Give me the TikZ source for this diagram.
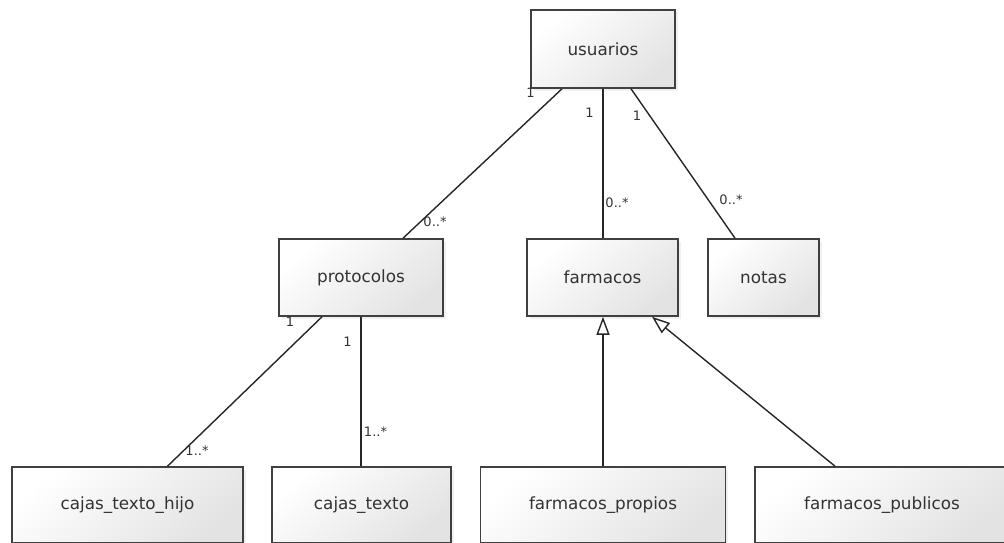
\documentclass[tikz,border=0pt]{standalone}
\usepackage{fontspec}
\setmainfont{DejaVu Sans}
\usetikzlibrary{arrows.meta,shadows}
\definecolor{edgegray}{HTML}{404040}
\definecolor{txtgray}{HTML}{333333}
\tikzset{
  entity/.style={draw=edgegray, line width=1.6pt, rectangle,
    top color=white, bottom color=black!11, shading angle=40,
    drop shadow={shadow xshift=2.5pt, shadow yshift=-2.5pt, opacity=0.12},
    minimum height=77pt, text=txtgray, font=\fontsize{16.8}{18}\selectfont,
    inner sep=0pt},
  assoc/.style={draw=black!85, line width=1.4pt},
  inherit/.style={draw=black!85, line width=1.4pt,
    -{Triangle[open,length=18pt,width=13pt,fill=white]}},
  mult/.style={text=txtgray, font=\fontsize{13}{14}\selectfont, inner sep=0pt}
}
\begin{document}
\begin{tikzpicture}[x=1pt,y=-1pt]
\useasboundingbox (0,0) rectangle (1004,543);
\clip (0,0) rectangle (1004,543);

% classes
\node[entity, minimum width=144pt, minimum height=78pt] (usu) at (603,49) {usuarios};
\node[entity, minimum width=164pt] (pro) at (361,277.5) {protocolos};
\node[entity, minimum width=151pt] (far) at (602.5,277.5) {farmacos};
\node[entity, minimum width=111pt] (not) at (763.5,277.5) {notas};
\node[entity, minimum width=231pt, minimum height=76pt] (hij) at (127.5,505) {cajas\_texto\_hijo};
\node[entity, minimum width=179pt, minimum height=76pt] (caj) at (361.5,505) {cajas\_texto};
\node[entity, minimum width=245pt, minimum height=76pt] (fpr) at (603,505) {farmacos\_propios};
\node[entity, minimum width=254pt, minimum height=76pt] (fpu) at (882,505) {farmacos\_publicos};

% associations
\draw[assoc] ([xshift=-41pt]usu.south) -- ([xshift=42pt]pro.north);
\draw[assoc] (usu.south) -- (usu.south |- far.north);
\draw[assoc] ([xshift=28pt]usu.south) -- ([xshift=-28.5pt]not.north);
\draw[assoc] ([xshift=-39pt]pro.south) -- ([xshift=40pt]hij.north);
\draw[assoc] (pro.south) -- (pro.south |- caj.north);

% generalisations
\draw[inherit] (fpr.north) -- (fpr.north |- far.south);
\draw[inherit] ([xshift=-47pt]fpu.north) -- ([xshift=49.5pt]far.south);

% multiplicities
\node[mult] (m1) at (530.5,93) {1};
\node[mult] (m2) at (435,222) {0..*};
\node[mult] (m3) at (589.5,113) {1};
\node[mult] (m4) at (617,203) {0..*};
\node[mult] (m5) at (637,115.5) {1};
\node[mult] (m6) at (731,200) {0..*};
\node[mult] (m7) at (290,322) {1};
\node[mult] (m8) at (197,450.5) {1..*};
\node[mult] (m9) at (347.5,342) {1};
\node[mult] (m10) at (375.5,431.5) {1..*};
\end{tikzpicture}
\end{document}
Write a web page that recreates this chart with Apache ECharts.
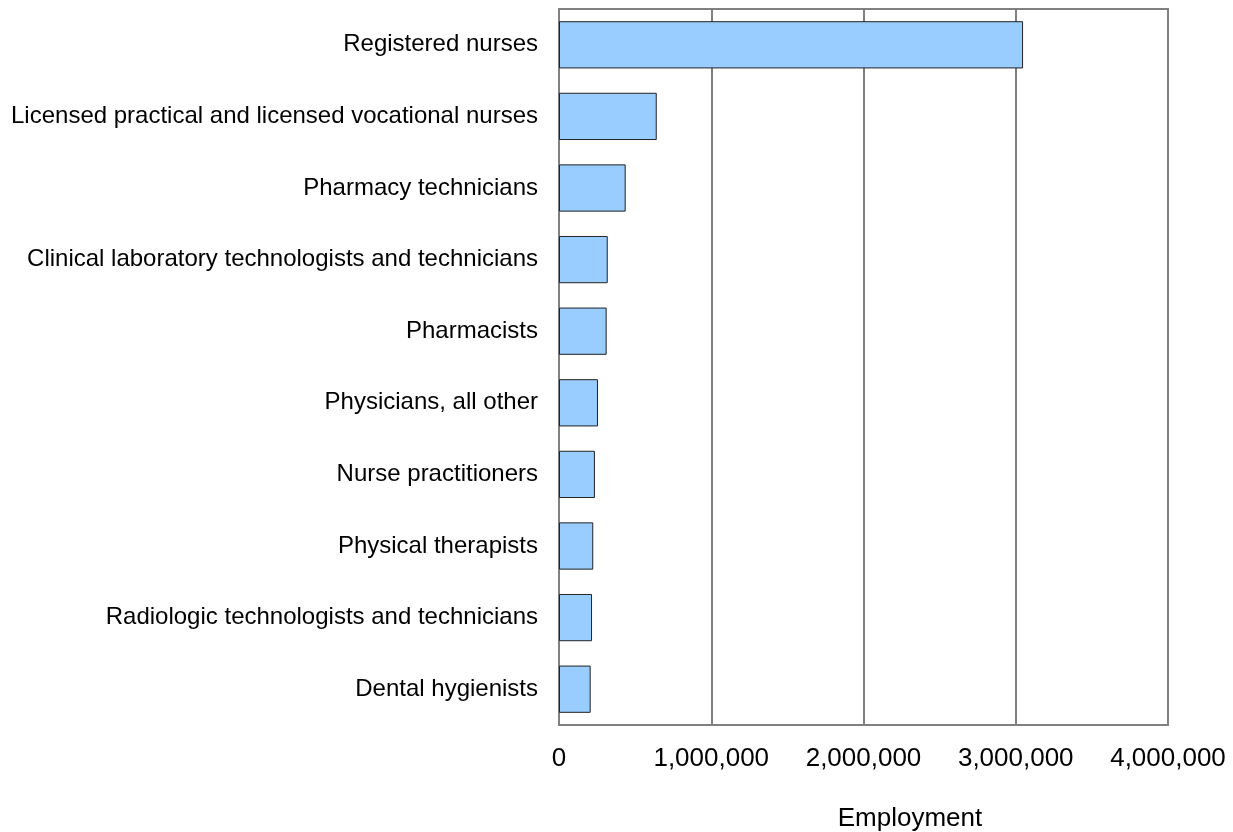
····················
• [THE EXERCISE] The records above must be printed exactly; the pictures stay out.

• [OUTPUT OF THE TASK]
Give me the TikZ source for this diagram.
\documentclass[tikz,border=0pt]{standalone}
\usepackage{fontspec}
\setmainfont{DejaVu Sans}
\usetikzlibrary{arrows.meta,shadows}
\definecolor{edgegray}{HTML}{404040}
\definecolor{txtgray}{HTML}{333333}
\tikzset{
  entity/.style={draw=edgegray, line width=1.6pt, rectangle,
    top color=white, bottom color=black!11, shading angle=40,
    drop shadow={shadow xshift=2.5pt, shadow yshift=-2.5pt, opacity=0.12},
    minimum height=77pt, text=txtgray, font=\fontsize{16.8}{18}\selectfont,
    inner sep=0pt},
  assoc/.style={draw=black!85, line width=1.4pt},
  inherit/.style={draw=black!85, line width=1.4pt,
    -{Triangle[open,length=18pt,width=13pt,fill=white]}},
  mult/.style={text=txtgray, font=\fontsize{13}{14}\selectfont, inner sep=0pt}
}
\begin{document}
\begin{tikzpicture}[x=1pt,y=-1pt]
\useasboundingbox (0,0) rectangle (1004,543);
\clip (0,0) rectangle (1004,543);

% classes
\node[entity, minimum width=144pt, minimum height=78pt] (usu) at (603,49) {usuarios};
\node[entity, minimum width=164pt] (pro) at (361,277.5) {protocolos};
\node[entity, minimum width=151pt] (far) at (602.5,277.5) {farmacos};
\node[entity, minimum width=111pt] (not) at (763.5,277.5) {notas};
\node[entity, minimum width=231pt, minimum height=76pt] (hij) at (127.5,505) {cajas\_texto\_hijo};
\node[entity, minimum width=179pt, minimum height=76pt] (caj) at (361.5,505) {cajas\_texto};
\node[entity, minimum width=245pt, minimum height=76pt] (fpr) at (603,505) {farmacos\_propios};
\node[entity, minimum width=254pt, minimum height=76pt] (fpu) at (882,505) {farmacos\_publicos};

% associations
\draw[assoc] ([xshift=-41pt]usu.south) -- ([xshift=42pt]pro.north);
\draw[assoc] (usu.south) -- (usu.south |- far.north);
\draw[assoc] ([xshift=28pt]usu.south) -- ([xshift=-28.5pt]not.north);
\draw[assoc] ([xshift=-39pt]pro.south) -- ([xshift=40pt]hij.north);
\draw[assoc] (pro.south) -- (pro.south |- caj.north);

% generalisations
\draw[inherit] (fpr.north) -- (fpr.north |- far.south);
\draw[inherit] ([xshift=-47pt]fpu.north) -- ([xshift=49.5pt]far.south);

% multiplicities
\node[mult] (m1) at (530.5,93) {1};
\node[mult] (m2) at (435,222) {0..*};
\node[mult] (m3) at (589.5,113) {1};
\node[mult] (m4) at (617,203) {0..*};
\node[mult] (m5) at (637,115.5) {1};
\node[mult] (m6) at (731,200) {0..*};
\node[mult] (m7) at (290,322) {1};
\node[mult] (m8) at (197,450.5) {1..*};
\node[mult] (m9) at (347.5,342) {1};
\node[mult] (m10) at (375.5,431.5) {1..*};
\end{tikzpicture}
\end{document}
Write a web page that recreates this chart with Apache ECharts.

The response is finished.